With increasing productivity and decreasing costs for next-generation DNA sequencing technologies, it will be cost-effective and affordable to sequence viral specimens or culture isolates by using total nucleic acid extracts without tedious purification or enrichment of viruses. This study demonstrated the technical feasibility of using anchored, random RT-PCR and pyrosequencing to find novel virus and obtain complete genome sequences, despite the low abundance of the virus in the total nucleic acid extract. The method obviates virus purification and does not require known nucleotide sequences for amplification, thereby using an unbiased approach that harnesses the power of next-generation sequencing technology. The attributes of anchored, random RT-PCR and pyrosequencing make these techniques particularly useful for viral genome discovery and identification of unknown pathogens that elude detection through conventional means.
The authors thank Drs. Leonard N. Binn, Robert J. Putnak, Stephen J. Thomas, Deidra J. Shuck-Lee, and Yong Luo for support and critical reading of the manuscript. We thank Ms. Heping Gong and Ms. Yu Yang for technical supports. We also thank Dr. Nela Zavaljevski and Mr. Valmik Desai of the DoD Biotechnology HPC Software Applications Institute for providing initial identification of the orthobunyavirus content in the samples based on the mpiBLAST search. The study was supported by DoD Global Emerging Infections Surveillance and Response System funding to Naval Medical Research Center Detachment (NMRCD; work unit number: 847705.82000.25GB.B0016) and to Walter Reed Army Institute of Research, Division of Viral Diseases (I0301_11_WR).
The clinical specimens used in this study were obtained under the terms of a human use protocol (NMRCD.2000.0006), approved by the Naval Medical Research Center Institutional Review Board (Bethesda, MD, USA) and the Dirección General de Epidemiología of Peru in compliance with all U.S. federal regulations governing the protection of human subjects.
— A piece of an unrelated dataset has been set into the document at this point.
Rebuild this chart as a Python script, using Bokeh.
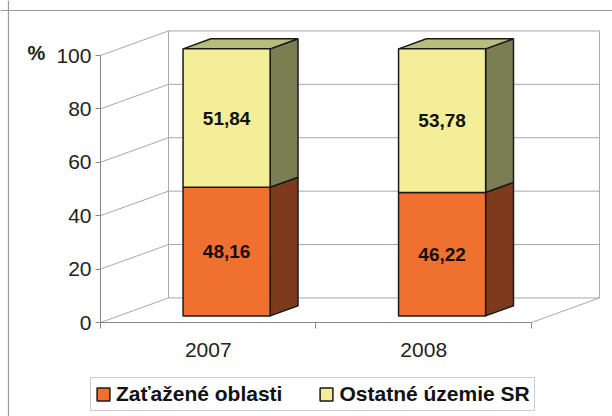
from bokeh.plotting import figure
from bokeh.models import ColumnDataSource, FixedTicker, Legend, LegendItem, Label, Range1d, Span
from bokeh.embed import file_html
from bokeh.resources import INLINE
from bokeh.core.properties import value

# ---- data ----
years = ["2007", "2008"]
zatazene = [48.16, 46.22]
ostatne = [51.84, 53.78]
series_names = ["Zaťažené oblasti", "Ostatné územie SR"]
y_ticks = [0, 20, 40, 60, 80, 100]

# ---- style ----
FONT = "Liberation Sans"
DX, DY = 0.3155, 9.2          # full depth of the 3D box (data units)
F0, F1 = 0.27, 0.68           # bar depth (fraction of full depth)
HALF_W = 0.202                # half bar width
front_colors = ["#F07030", "#F4EE98"]
side_colors = ["#7E3A1C", "#7A7E52"]
top_colors = ["#A85028", "#B7BD7C"]
EDGE = "#1a1a1a"
GRID = "#a8a8a8"
X0, X1 = -0.464, 2.376
Y0, Y1 = -35.2, 120.6

n = len(years)
series = [zatazene, ostatne]

p = figure(width=612, height=416, x_range=Range1d(X0, X1), y_range=Range1d(Y0, Y1),
           output_backend="svg", toolbar_location=None, min_border=0)
p.grid.visible = False
p.outline_line_color = None

# outer chart border (left & top edges)
p.add_layout(Span(location=-0.427, dimension="height", line_color="#9a9a9a", line_width=1.2))
p.add_layout(Span(location=116.85, dimension="width", line_color="#9a9a9a", line_width=1.2))

# ---- axes ----
ya = p.yaxis[0]
ya.fixed_location = 0
ya.ticker = FixedTicker(ticks=y_ticks)
ya.bounds = (0, 100)
ya.major_tick_out = 5
ya.major_tick_in = 0
ya.minor_tick_out = 0
ya.minor_tick_in = 0
ya.axis_line_color = "#888888"
ya.major_tick_line_color = "#888888"
ya.major_label_text_font = FONT
ya.major_label_text_font_size = "21px"
ya.major_label_text_color = "#222222"
ya.major_label_standoff = 4

xticks = [i + 0.5 for i in range(n)]
xa = p.xaxis[0]
xa.fixed_location = 0
xa.ticker = FixedTicker(ticks=xticks, minor_ticks=list(range(n + 1)))
xa.major_label_overrides = {t: y for t, y in zip(xticks, years)}
xa.bounds = (0, n)
xa.major_tick_out = 0
xa.major_tick_in = 0
xa.minor_tick_out = 6
xa.minor_tick_in = 0
xa.axis_line_color = "#888888"
xa.minor_tick_line_color = "#888888"
xa.major_label_text_font = FONT
xa.major_label_text_font_size = "21px"
xa.major_label_text_color = "#222222"
xa.major_label_standoff = 14

# ---- walls & floor ----
x0 = [0] * len(y_ticks) + [DX] * len(y_ticks) + [DX, n + DX, n]
y0 = list(y_ticks) + [t + DY for t in y_ticks] + [DY, DY, 0]
x1 = [DX] * len(y_ticks) + [n + DX] * len(y_ticks) + [DX, n + DX, n + DX]
y1 = [t + DY for t in y_ticks] + [t + DY for t in y_ticks] + [max(y_ticks) + DY, max(y_ticks) + DY, DY]
p.segment(x0=x0, y0=y0, x1=x1, y1=y1, line_color=GRID, line_width=1)

# ---- bars ----
front_renderers = []
base = [0.0] * n
for s, vals in enumerate(series):
    L0 = [i + 0.5 - HALF_W + F0 * DX for i in range(n)]
    R0 = [i + 0.5 + HALF_W + F0 * DX for i in range(n)]
    L1 = [i + 0.5 - HALF_W + F1 * DX for i in range(n)]
    R1 = [i + 0.5 + HALF_W + F1 * DX for i in range(n)]
    bot = base[:]
    top = [b + v for b, v in zip(base, vals)]
    p.patches(xs=[[R0[i], R1[i], R1[i], R0[i]] for i in range(n)],
              ys=[[bot[i] + F0 * DY, bot[i] + F1 * DY, top[i] + F1 * DY, top[i] + F0 * DY] for i in range(n)],
              fill_color=side_colors[s], line_color=EDGE, line_width=1.5)
    if s == len(series) - 1:
        p.patches(xs=[[L0[i], R0[i], R1[i], L1[i]] for i in range(n)],
                  ys=[[top[i] + F0 * DY, top[i] + F0 * DY, top[i] + F1 * DY, top[i] + F1 * DY] for i in range(n)],
                  fill_color=top_colors[s], line_color=EDGE, line_width=1.5)
    src = ColumnDataSource(dict(left=L0, right=R0,
                                bottom=[b + F0 * DY for b in bot],
                                top=[t + F0 * DY for t in top]))
    r = p.quad(left="left", right="right", bottom="bottom", top="top", source=src,
               fill_color=front_colors[s], line_color=EDGE, line_width=1.5)
    front_renderers.append(r)
    p.text(x=[i + 0.5 + F0 * DX for i in range(n)],
           y=[b + v / 2 + F0 * DY for b, v in zip(bot, vals)],
           text=[f"{v:.2f}".replace(".", ",") for v in vals],
           text_font=value(FONT), text_font_style="bold", text_font_size="19px",
           text_align="center", text_baseline="middle", text_color="#111111")
    base = top

# ---- % label ----
p.add_layout(Label(x=-0.339, y=101, text="%", text_font=FONT, text_font_size="20px",
                   text_font_style="bold", text_baseline="middle", text_align="left",
                   text_color="#222222"))

# ---- legend ----
legend = Legend(items=[LegendItem(label=series_names[s], renderers=[front_renderers[s]])
                       for s in range(len(series))],
                orientation="horizontal", location=(90, 5),
                label_text_font=FONT, label_text_font_style="bold", label_text_font_size="21px",
                label_text_color="#111111",
                glyph_width=16, glyph_height=16, label_standoff=5, spacing=36, padding=4,
                border_line_color="#999999", margin=0)
p.add_layout(legend)

open("out.html", "w").write(file_html(p, INLINE))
Written, informed consent was obtained from the participants or from a parent or legal guardian.
DISCLAIMERS: The opinions expressed in this work are those of the authors and do not reflect the official policy or position of the Department of the Navy, Department of the Army, Department of the Air Force, DoD, or U.S. government. We declare that no conflict of interest exists.
Copyright Statement. Some authors are military service members (or employees of the U.S. government). This work was prepared as part of their official duties. Title 17 U.S.C. §105 provides that “Copyright protection under this title is not available for any work of the United States Government”. Title 17 U.S.C. §101 defines a U.S. government work as a work prepared by a military service member or employee of the U.S. government as part of that person's official duties.